Cochran's testimony was at the heart of the opponents' argument. She owns the closest property to the site with a home just north of where operations will be taking place. She said her disabled adult son, Sean, is being negatively impacted by the facility already as his bedroom is 37 feet from the property line.
With the facility already undertaking some of its operations in leftover buildings from previous tenants, the noise is already causing issues for Sean, his mother said. When past tenants of the facility engaged in illegal activities and harassment, discharged firearms and filled the air with noise and pungent odor, it caused significant issues for the severely autistic man and his family members.
"Stuck inside during previous processing, Sean basically had a mental breakdown," Cochran said. "He scraped the paint and the sheet rock off the walls in our home. He harmed himself and those taking care of him and he started smashing his head into walls."
Cochran and Anderson said they are concerned about the sounds and smells, but also the potential for the chemicals used when cannabis is processed could cause an explosion. A fire caused by such an explosion – they added – would devastate those living on Chehalem Mountain and potentially cause injuries and deaths.

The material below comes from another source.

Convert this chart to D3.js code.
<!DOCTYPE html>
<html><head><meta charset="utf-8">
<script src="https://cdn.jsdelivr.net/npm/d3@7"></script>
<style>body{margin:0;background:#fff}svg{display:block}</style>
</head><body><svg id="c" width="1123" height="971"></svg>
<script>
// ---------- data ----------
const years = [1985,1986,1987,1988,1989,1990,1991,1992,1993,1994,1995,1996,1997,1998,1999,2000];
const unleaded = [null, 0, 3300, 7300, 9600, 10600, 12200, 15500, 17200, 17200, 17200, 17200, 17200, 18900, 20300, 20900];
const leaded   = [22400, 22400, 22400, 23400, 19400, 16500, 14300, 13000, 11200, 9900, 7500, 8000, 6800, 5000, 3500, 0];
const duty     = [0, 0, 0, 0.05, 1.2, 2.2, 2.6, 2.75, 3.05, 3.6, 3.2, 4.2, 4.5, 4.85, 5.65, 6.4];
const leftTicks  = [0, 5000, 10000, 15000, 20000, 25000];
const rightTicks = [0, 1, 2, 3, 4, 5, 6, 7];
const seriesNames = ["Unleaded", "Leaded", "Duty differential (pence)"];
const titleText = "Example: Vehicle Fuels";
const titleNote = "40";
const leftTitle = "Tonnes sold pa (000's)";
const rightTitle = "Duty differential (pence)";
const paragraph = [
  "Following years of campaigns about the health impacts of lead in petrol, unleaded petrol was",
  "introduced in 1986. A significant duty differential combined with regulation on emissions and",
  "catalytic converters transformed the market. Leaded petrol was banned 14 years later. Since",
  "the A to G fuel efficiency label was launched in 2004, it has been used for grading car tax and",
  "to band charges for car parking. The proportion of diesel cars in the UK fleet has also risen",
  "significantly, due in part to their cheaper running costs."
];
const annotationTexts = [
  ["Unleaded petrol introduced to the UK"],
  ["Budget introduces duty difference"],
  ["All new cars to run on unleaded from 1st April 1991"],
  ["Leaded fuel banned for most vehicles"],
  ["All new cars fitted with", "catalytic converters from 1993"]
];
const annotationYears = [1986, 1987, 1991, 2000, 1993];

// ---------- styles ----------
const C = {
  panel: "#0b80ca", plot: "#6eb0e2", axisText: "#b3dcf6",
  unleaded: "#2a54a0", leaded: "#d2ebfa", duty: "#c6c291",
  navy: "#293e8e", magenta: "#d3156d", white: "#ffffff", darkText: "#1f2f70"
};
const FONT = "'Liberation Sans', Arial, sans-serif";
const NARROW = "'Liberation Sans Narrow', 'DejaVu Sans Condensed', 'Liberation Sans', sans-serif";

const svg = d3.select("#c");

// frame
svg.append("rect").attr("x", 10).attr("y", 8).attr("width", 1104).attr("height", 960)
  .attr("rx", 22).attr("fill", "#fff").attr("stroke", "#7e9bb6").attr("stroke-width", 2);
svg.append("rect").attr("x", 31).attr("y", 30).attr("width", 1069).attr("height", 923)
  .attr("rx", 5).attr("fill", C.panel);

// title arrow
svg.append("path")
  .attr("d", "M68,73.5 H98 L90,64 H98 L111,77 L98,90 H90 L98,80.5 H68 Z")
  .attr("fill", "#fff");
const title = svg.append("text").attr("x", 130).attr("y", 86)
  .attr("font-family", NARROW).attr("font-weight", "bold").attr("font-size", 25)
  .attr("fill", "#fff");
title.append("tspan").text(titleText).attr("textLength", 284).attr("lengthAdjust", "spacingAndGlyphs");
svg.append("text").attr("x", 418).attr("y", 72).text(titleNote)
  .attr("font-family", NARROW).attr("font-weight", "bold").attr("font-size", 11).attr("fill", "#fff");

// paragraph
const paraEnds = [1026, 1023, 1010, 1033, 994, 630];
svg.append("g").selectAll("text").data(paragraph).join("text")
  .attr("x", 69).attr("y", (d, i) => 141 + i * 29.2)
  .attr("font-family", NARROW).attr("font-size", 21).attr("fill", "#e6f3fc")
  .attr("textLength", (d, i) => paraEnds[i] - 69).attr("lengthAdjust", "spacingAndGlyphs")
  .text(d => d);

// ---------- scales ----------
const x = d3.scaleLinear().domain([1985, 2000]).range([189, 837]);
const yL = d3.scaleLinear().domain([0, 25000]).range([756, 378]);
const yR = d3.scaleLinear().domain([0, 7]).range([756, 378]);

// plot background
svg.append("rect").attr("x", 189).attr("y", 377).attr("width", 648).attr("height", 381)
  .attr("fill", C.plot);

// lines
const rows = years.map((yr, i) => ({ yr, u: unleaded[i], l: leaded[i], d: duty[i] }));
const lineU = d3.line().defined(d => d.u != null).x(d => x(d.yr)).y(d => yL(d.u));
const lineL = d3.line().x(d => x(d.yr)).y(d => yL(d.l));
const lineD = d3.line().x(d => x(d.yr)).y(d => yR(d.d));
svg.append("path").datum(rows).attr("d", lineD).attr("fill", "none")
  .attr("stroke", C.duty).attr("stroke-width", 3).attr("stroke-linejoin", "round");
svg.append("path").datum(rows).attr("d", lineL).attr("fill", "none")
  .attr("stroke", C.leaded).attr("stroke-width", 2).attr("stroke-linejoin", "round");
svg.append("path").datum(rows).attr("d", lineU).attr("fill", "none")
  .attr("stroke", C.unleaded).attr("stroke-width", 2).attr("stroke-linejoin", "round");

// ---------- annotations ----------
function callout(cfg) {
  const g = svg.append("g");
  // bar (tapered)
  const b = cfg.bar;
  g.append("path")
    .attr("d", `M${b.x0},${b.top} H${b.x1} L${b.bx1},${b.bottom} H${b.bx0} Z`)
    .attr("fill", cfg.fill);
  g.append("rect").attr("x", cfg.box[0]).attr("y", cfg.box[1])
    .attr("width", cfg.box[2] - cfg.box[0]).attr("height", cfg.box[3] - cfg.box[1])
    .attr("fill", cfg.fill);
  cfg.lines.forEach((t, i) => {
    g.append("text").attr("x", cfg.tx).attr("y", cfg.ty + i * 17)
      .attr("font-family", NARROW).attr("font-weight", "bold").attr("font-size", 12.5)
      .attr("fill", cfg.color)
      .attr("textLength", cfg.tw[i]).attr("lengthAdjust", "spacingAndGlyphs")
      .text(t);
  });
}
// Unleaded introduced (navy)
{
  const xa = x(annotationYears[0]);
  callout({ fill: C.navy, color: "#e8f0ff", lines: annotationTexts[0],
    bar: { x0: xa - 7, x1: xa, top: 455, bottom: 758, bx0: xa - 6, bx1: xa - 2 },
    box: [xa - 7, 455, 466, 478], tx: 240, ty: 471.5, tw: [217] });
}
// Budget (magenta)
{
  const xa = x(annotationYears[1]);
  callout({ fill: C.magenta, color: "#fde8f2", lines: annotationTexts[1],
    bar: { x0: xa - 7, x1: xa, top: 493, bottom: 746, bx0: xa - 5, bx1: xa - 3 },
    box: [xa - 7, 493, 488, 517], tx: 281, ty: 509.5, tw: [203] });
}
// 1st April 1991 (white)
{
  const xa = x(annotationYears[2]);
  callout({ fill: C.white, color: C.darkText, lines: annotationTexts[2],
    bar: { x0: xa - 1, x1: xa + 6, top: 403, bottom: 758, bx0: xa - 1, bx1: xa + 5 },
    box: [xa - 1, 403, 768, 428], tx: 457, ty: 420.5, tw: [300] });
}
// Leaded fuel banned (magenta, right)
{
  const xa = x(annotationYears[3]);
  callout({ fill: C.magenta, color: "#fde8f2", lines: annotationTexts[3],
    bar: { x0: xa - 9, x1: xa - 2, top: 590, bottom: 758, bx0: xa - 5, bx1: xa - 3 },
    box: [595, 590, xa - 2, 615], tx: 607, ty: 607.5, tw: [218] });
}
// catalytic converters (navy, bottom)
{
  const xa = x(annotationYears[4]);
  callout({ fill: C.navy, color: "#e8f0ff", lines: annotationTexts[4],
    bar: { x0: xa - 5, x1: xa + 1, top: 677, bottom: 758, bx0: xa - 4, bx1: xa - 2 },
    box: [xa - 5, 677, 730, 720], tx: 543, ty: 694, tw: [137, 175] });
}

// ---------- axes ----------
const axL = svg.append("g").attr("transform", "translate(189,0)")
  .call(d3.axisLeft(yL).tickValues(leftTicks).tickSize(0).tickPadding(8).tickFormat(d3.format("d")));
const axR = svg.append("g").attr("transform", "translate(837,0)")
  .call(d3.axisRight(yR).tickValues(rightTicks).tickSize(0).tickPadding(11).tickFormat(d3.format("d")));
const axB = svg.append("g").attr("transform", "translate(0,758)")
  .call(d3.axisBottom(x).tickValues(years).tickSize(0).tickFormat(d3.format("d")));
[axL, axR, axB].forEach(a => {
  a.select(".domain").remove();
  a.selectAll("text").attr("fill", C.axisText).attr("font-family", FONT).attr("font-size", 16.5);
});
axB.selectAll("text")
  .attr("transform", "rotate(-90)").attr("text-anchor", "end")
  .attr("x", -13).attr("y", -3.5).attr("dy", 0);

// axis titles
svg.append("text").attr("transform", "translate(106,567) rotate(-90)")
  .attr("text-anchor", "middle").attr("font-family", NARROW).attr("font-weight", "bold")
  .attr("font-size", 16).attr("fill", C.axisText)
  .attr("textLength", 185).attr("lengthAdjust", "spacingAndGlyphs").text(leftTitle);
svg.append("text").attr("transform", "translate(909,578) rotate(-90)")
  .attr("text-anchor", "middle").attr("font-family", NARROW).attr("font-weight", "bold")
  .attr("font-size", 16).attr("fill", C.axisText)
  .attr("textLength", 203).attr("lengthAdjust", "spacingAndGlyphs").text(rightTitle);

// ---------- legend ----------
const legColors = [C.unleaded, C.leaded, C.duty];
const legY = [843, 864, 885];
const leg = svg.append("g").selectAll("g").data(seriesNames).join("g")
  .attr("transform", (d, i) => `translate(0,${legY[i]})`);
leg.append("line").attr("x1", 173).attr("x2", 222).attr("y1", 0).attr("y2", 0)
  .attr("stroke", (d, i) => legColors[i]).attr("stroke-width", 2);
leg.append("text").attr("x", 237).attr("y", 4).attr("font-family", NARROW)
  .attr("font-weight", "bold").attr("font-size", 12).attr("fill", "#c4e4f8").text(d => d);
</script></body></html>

Other neighbors raised issues of traffic concerns with the facility trucking water and other supplies in and out at all hours of the day. Potential accidents at dicey intersections were brought up as a risk, as were the loud noises emitted by trucks backing up into the facility.

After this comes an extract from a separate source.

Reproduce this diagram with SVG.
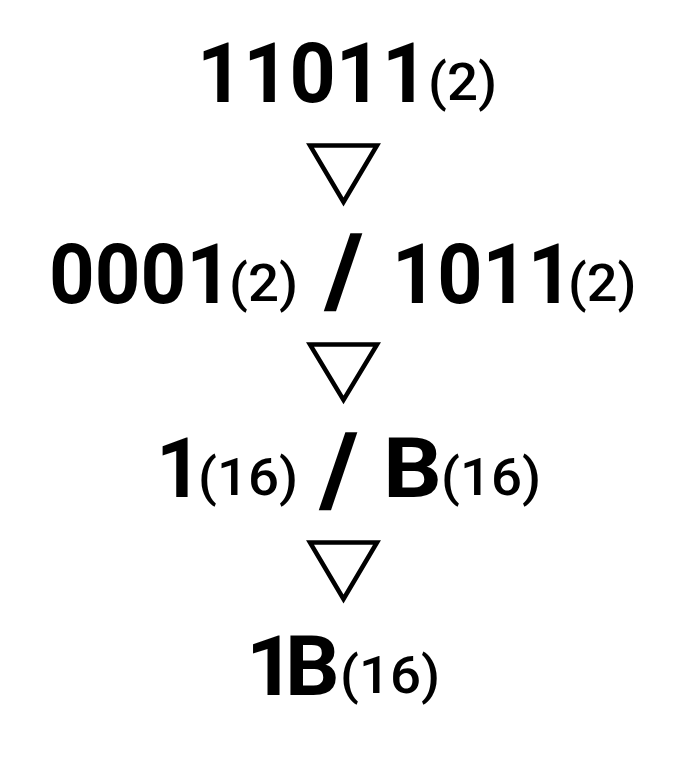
<svg xmlns="http://www.w3.org/2000/svg" width="678" height="768" viewBox="0 0 678 768">
<style>
.m{font-family:Roboto,"Liberation Sans",Arial,sans-serif;font-weight:700;font-size:84px;fill:#000}
.s{font-family:Roboto,"Liberation Sans",Arial,sans-serif;font-weight:500;font-size:52px;fill:#000}
.sl{font-family:"Liberation Sans",Arial,sans-serif;font-size:104px;fill:#000;stroke:#000;stroke-width:1.5px}
.tri{fill:none;stroke:#000;stroke-width:4.5;stroke-linejoin:miter}
</style>
<rect width="678" height="768" fill="#fff"/>
<g id="n1">
<text class="m" transform="translate(197,102) scale(0.96,1)">11011</text>
<text class="s" transform="translate(428,100) scale(1.05,1)">(2)</text>
</g>
<g id="n2">
<text class="m" transform="translate(49,303) scale(0.95,1)">0001</text>
<text class="s" transform="translate(229,301) scale(1.05,1)">(2)</text>
<text class="sl" transform="translate(325,309) scale(1.25,1)">/</text>
<text class="m" transform="translate(392,303) scale(0.94,1)">1011</text>
<text class="s" transform="translate(568,301) scale(1.04,1)">(2)</text>
</g>
<g id="n3">
<text class="m" transform="translate(156,497) scale(0.96,1)">1</text>
<text class="s" transform="translate(198,495) scale(1.05,1)">(16)</text>
<text class="sl" transform="translate(320,508) scale(1.25,1)">/</text>
<text class="m" transform="translate(383,497) scale(1.1,1)">B</text>
<text class="s" transform="translate(441,495) scale(1.05,1)">(16)</text>
</g>
<g id="n4">
<text class="m" transform="translate(246,695) scale(1.02,1)">1<tspan dx="-10">B</tspan></text>
<text class="s" transform="translate(340,693) scale(1.05,1)">(16)</text>
</g>
<g id="connectors">
<polygon class="tri" points="310,145.5 377,145.5 343.5,202"/>
<polygon class="tri" points="310,344.5 377,344.5 343.5,400"/>
<polygon class="tri" points="310,542.5 377,542.5 343.5,599"/>
</g>
</svg>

In all, the facility is drawing plenty of ire from residents. Nearly all of the people in attendance who chose to spoke were vehemently opposed to its construction at atop Chehalem Mountain – a place that many argued isn't practical or safe for a company that grows and processes marijuana.
Cochran's primary concern, she said, is the safety and well-being of her son. She has been fighting with the county for years as the facility near her home has changed hands, and she expressed her tearful exasperation with the struggles these facilities – some legal and some not – have caused her son.

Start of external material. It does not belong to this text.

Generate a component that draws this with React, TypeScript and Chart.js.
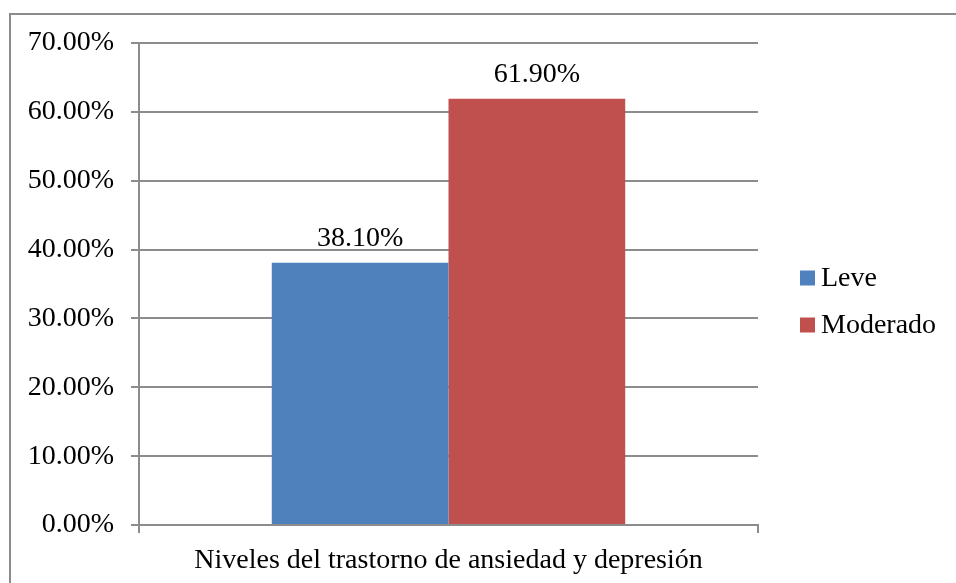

She added she is concerned for her neighbors, too, who have rallied behind her in this situation.
"There is no other farm in my neighborhood that sickens neighbors, stops breathing, sends people to the emergency room, glues eyes shut, makes children and grandchildren housebound," Cochran said. "No other farm crop is illegal to sell within a thousand feet of a school. It's a chemical refinery that creates industrial noise 24 hours a day."
After more than five hours of discussion and testimony – much of it emotional and at times contentious – commissioners decided to give themselves another week to mull things over. Kulla said the commissioners needed time to examine all the materials submitted for the record, reflect on written and spoken testimony, and come to a clear decision.
Commissioners can either uphold the planning commission's decision to approve the processing facility, or they can overturn it – putting the future of that portion of the site in question. OreTex and its partners have already begun working with hemp on the site and are pursuing an OLCC license for the marijuana portion of their operation – which will include the production and processing of the plant.
Commissioners will next meet at 10 a.m. Thursday in Room 32 of the county courthouse.
Editor's note: A previous version of this story named Linda Sandberg as the second appellant in this matter. The story has been corrected to reflect that it is not Sandberg, but instead nieghbor Jill Anderson.